Please write out the lines of the data exactly, beginning with the first and ending with the line containing "(L) at (1024,1525.6);"; leave the pictures behind.

***

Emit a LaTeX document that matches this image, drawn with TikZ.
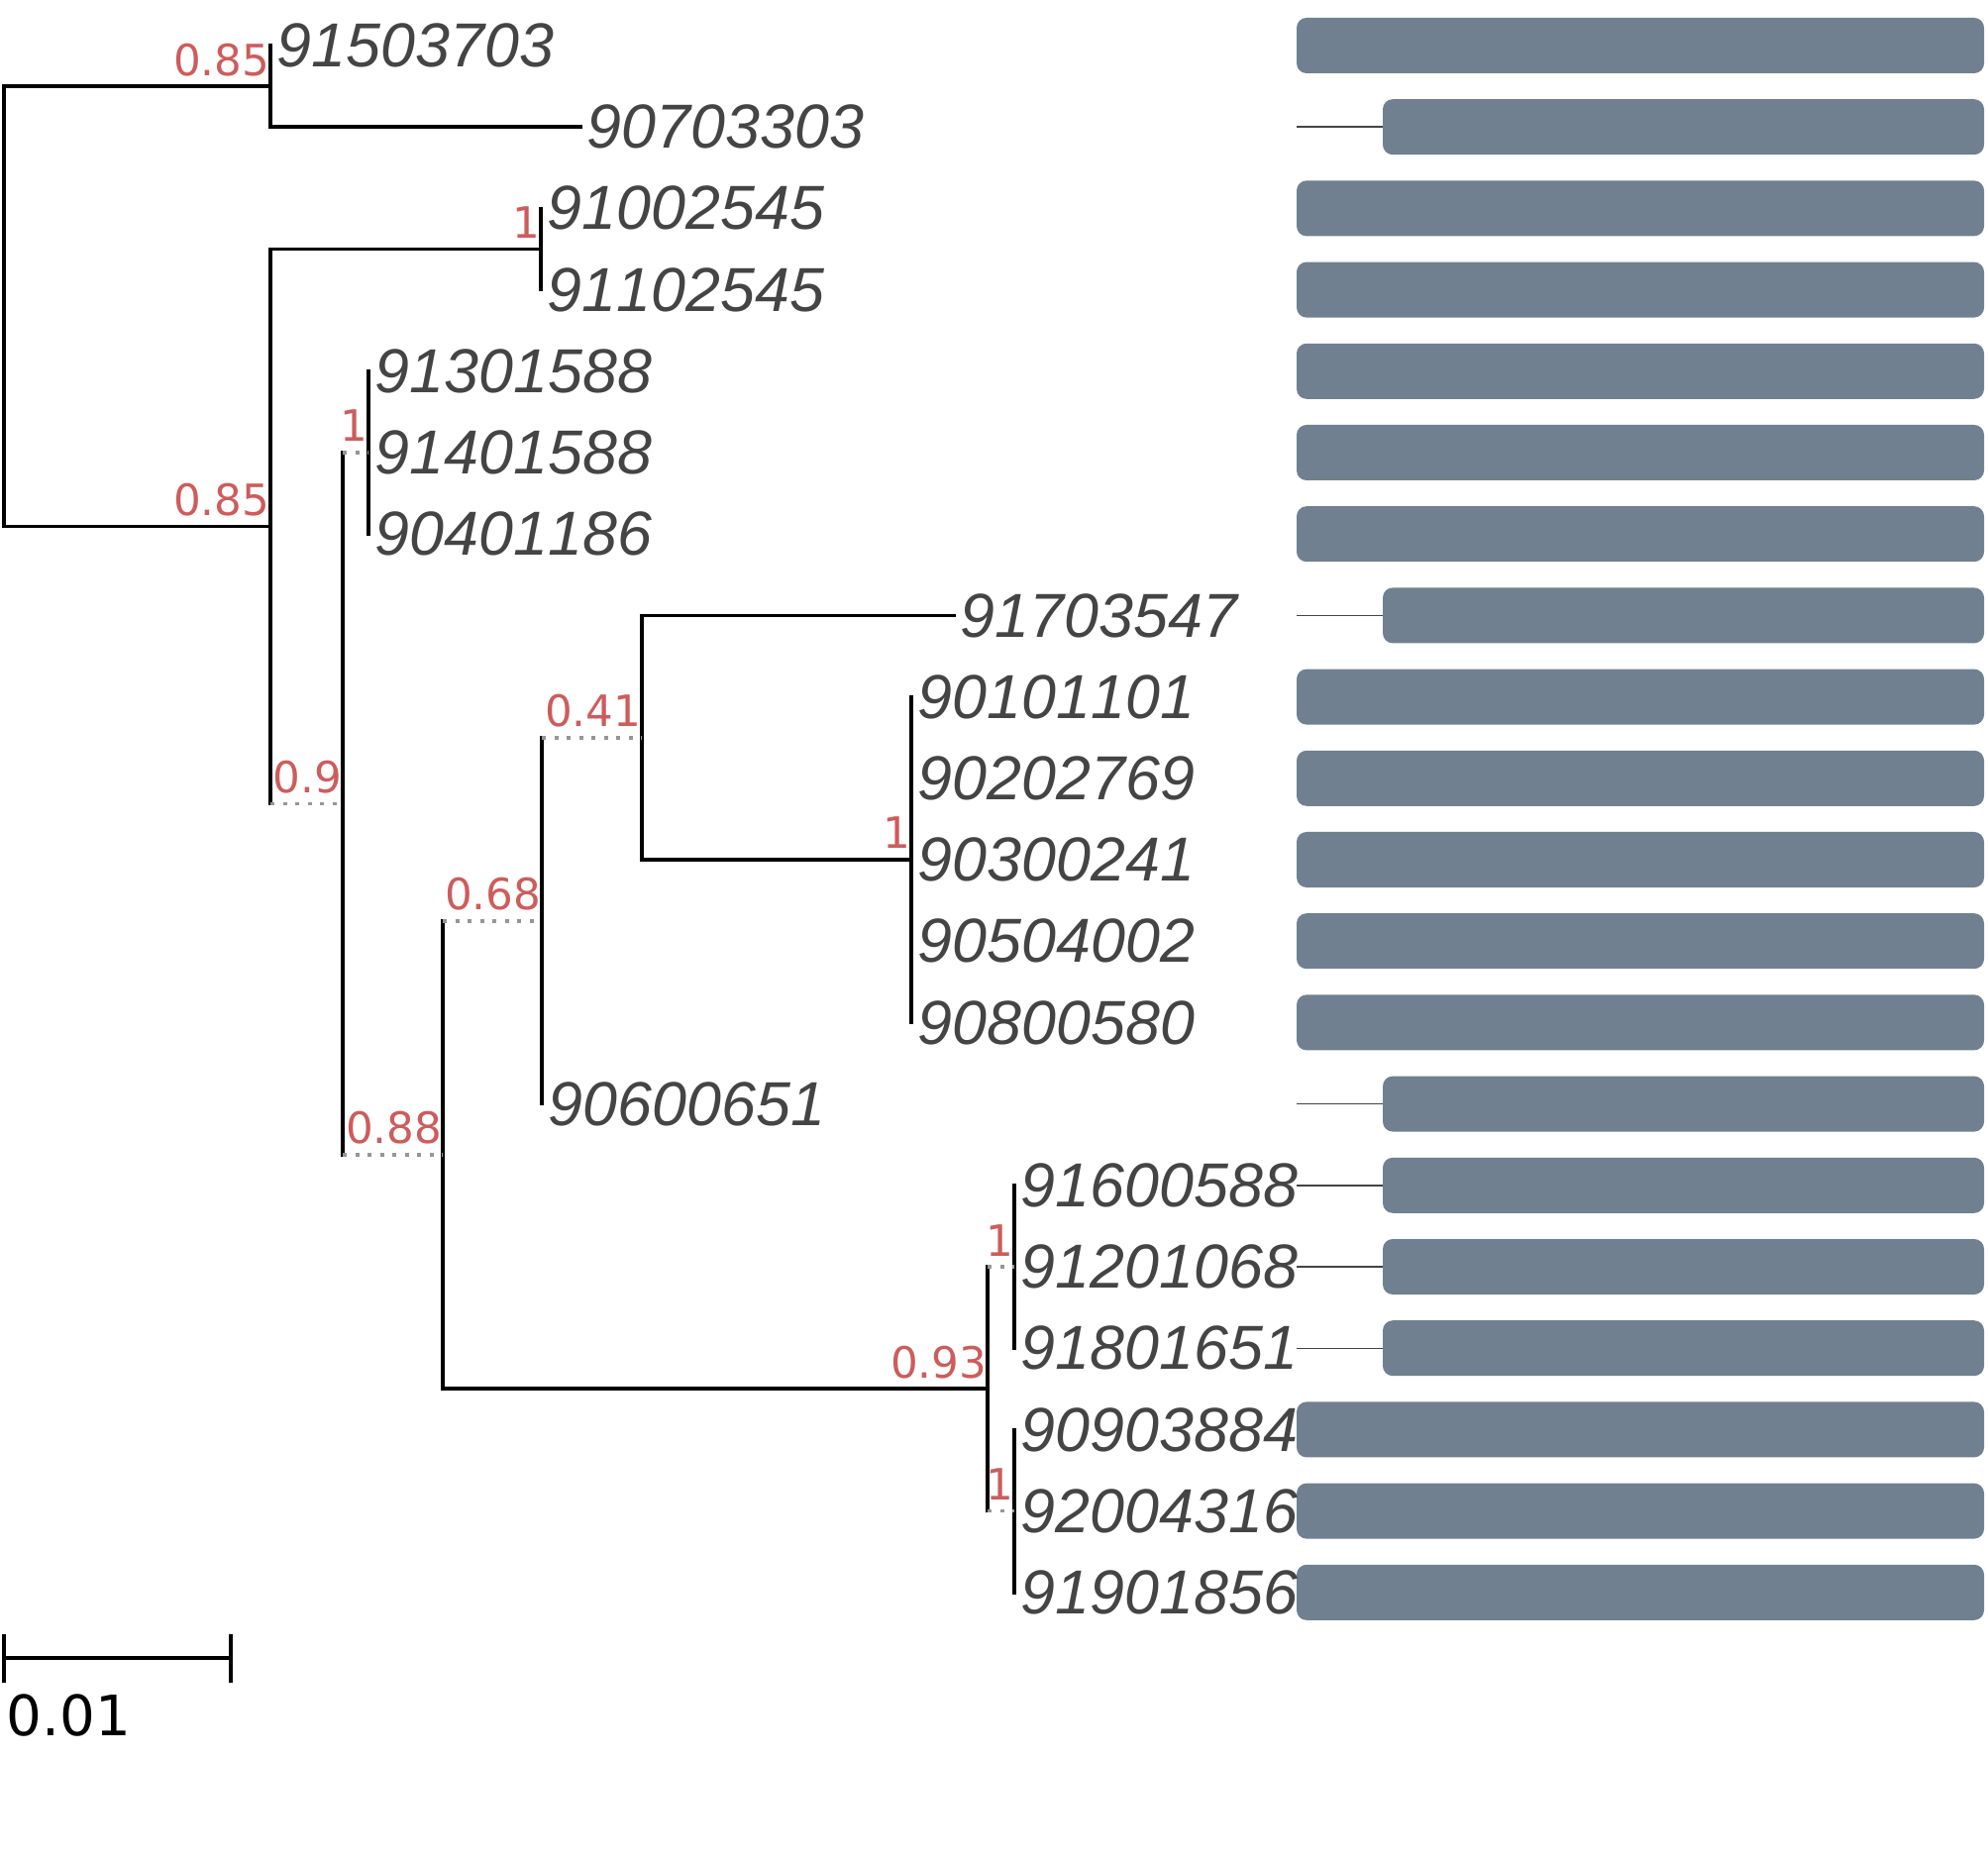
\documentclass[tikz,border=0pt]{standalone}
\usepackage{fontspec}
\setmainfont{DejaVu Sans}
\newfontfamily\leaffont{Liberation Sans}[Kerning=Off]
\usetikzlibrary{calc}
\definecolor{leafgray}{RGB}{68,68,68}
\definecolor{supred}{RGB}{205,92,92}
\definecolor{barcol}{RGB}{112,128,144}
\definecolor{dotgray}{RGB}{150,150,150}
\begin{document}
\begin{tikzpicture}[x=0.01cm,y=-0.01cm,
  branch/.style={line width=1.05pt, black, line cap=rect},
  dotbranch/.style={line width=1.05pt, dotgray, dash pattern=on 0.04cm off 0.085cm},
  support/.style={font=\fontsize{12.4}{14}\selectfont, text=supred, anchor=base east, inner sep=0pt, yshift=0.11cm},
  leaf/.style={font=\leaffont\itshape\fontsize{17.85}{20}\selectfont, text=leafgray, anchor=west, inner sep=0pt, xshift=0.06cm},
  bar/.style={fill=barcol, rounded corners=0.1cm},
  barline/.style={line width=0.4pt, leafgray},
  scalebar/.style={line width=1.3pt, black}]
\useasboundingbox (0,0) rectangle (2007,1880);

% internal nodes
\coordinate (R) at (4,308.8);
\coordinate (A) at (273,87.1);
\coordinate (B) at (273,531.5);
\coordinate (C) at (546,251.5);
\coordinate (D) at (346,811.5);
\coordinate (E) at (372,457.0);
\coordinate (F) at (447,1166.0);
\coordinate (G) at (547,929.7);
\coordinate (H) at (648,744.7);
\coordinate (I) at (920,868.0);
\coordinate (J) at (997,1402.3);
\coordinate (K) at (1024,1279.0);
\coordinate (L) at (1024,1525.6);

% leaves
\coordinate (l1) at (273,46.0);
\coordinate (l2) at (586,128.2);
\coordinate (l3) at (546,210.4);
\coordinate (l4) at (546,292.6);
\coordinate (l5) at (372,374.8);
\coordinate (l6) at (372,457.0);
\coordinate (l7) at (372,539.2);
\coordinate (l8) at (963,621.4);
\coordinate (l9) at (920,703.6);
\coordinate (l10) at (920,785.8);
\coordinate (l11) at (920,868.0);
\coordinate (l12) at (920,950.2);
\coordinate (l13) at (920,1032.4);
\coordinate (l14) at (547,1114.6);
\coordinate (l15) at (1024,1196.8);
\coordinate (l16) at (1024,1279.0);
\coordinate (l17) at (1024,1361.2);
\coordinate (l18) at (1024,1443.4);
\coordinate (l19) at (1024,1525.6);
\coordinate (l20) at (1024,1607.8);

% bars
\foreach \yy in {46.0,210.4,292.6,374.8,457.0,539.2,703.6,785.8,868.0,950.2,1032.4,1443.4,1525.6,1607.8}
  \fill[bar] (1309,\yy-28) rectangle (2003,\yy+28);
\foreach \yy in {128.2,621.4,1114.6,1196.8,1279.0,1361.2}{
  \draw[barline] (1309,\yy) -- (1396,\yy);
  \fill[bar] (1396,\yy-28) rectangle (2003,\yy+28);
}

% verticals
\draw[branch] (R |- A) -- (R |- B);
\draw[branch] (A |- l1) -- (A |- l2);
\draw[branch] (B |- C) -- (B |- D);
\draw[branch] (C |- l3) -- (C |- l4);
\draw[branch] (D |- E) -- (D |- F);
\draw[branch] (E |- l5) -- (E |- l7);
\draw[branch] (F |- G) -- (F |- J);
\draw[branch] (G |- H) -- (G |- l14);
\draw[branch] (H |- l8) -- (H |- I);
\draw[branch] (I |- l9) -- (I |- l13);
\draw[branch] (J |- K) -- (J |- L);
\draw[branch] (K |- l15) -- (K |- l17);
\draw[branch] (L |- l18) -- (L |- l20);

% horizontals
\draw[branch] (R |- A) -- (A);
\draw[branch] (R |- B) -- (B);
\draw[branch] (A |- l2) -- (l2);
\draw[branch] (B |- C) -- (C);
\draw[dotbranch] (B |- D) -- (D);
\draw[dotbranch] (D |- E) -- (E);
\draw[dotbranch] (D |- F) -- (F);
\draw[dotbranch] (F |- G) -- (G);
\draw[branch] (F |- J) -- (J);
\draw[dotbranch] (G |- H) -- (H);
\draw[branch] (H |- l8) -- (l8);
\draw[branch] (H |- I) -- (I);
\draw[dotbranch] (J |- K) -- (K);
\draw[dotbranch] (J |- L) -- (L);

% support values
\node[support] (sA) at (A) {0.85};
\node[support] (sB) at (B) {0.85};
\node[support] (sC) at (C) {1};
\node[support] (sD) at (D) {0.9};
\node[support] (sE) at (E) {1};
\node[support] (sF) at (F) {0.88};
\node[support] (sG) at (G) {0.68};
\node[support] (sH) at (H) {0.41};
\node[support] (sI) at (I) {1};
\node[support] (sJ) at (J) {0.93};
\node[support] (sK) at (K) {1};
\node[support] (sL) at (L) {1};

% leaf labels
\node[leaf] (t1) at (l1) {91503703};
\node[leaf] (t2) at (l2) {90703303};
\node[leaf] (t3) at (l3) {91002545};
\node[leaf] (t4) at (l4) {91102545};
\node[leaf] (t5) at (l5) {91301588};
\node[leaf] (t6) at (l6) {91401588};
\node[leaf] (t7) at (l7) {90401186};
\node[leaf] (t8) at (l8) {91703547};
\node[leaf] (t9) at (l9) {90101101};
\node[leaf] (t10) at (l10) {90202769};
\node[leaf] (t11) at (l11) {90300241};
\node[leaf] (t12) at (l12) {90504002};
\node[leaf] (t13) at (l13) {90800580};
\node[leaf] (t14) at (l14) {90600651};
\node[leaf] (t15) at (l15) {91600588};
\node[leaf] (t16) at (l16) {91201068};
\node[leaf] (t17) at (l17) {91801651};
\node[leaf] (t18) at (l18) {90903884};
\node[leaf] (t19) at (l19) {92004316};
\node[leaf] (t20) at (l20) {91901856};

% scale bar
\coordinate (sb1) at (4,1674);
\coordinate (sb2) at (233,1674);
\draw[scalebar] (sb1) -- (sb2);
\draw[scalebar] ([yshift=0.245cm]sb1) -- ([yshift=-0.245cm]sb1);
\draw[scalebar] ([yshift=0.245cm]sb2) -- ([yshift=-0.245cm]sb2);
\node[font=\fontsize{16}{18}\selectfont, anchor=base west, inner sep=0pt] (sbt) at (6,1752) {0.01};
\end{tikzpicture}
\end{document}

***

== EXPECTED ANSWER ==
Emit a LaTeX document that matches this image, drawn with TikZ.
\documentclass[tikz,border=0pt]{standalone}
\usepackage{fontspec}
\setmainfont{DejaVu Sans}
\newfontfamily\leaffont{Liberation Sans}[Kerning=Off]
\usetikzlibrary{calc}
\definecolor{leafgray}{RGB}{68,68,68}
\definecolor{supred}{RGB}{205,92,92}
\definecolor{barcol}{RGB}{112,128,144}
\definecolor{dotgray}{RGB}{150,150,150}
\begin{document}
\begin{tikzpicture}[x=0.01cm,y=-0.01cm,
  branch/.style={line width=1.05pt, black, line cap=rect},
  dotbranch/.style={line width=1.05pt, dotgray, dash pattern=on 0.04cm off 0.085cm},
  support/.style={font=\fontsize{12.4}{14}\selectfont, text=supred, anchor=base east, inner sep=0pt, yshift=0.11cm},
  leaf/.style={font=\leaffont\itshape\fontsize{17.85}{20}\selectfont, text=leafgray, anchor=west, inner sep=0pt, xshift=0.06cm},
  bar/.style={fill=barcol, rounded corners=0.1cm},
  barline/.style={line width=0.4pt, leafgray},
  scalebar/.style={line width=1.3pt, black}]
\useasboundingbox (0,0) rectangle (2007,1880);

% internal nodes
\coordinate (R) at (4,308.8);
\coordinate (A) at (273,87.1);
\coordinate (B) at (273,531.5);
\coordinate (C) at (546,251.5);
\coordinate (D) at (346,811.5);
\coordinate (E) at (372,457.0);
\coordinate (F) at (447,1166.0);
\coordinate (G) at (547,929.7);
\coordinate (H) at (648,744.7);
\coordinate (I) at (920,868.0);
\coordinate (J) at (997,1402.3);
\coordinate (K) at (1024,1279.0);
\coordinate (L) at (1024,1525.6);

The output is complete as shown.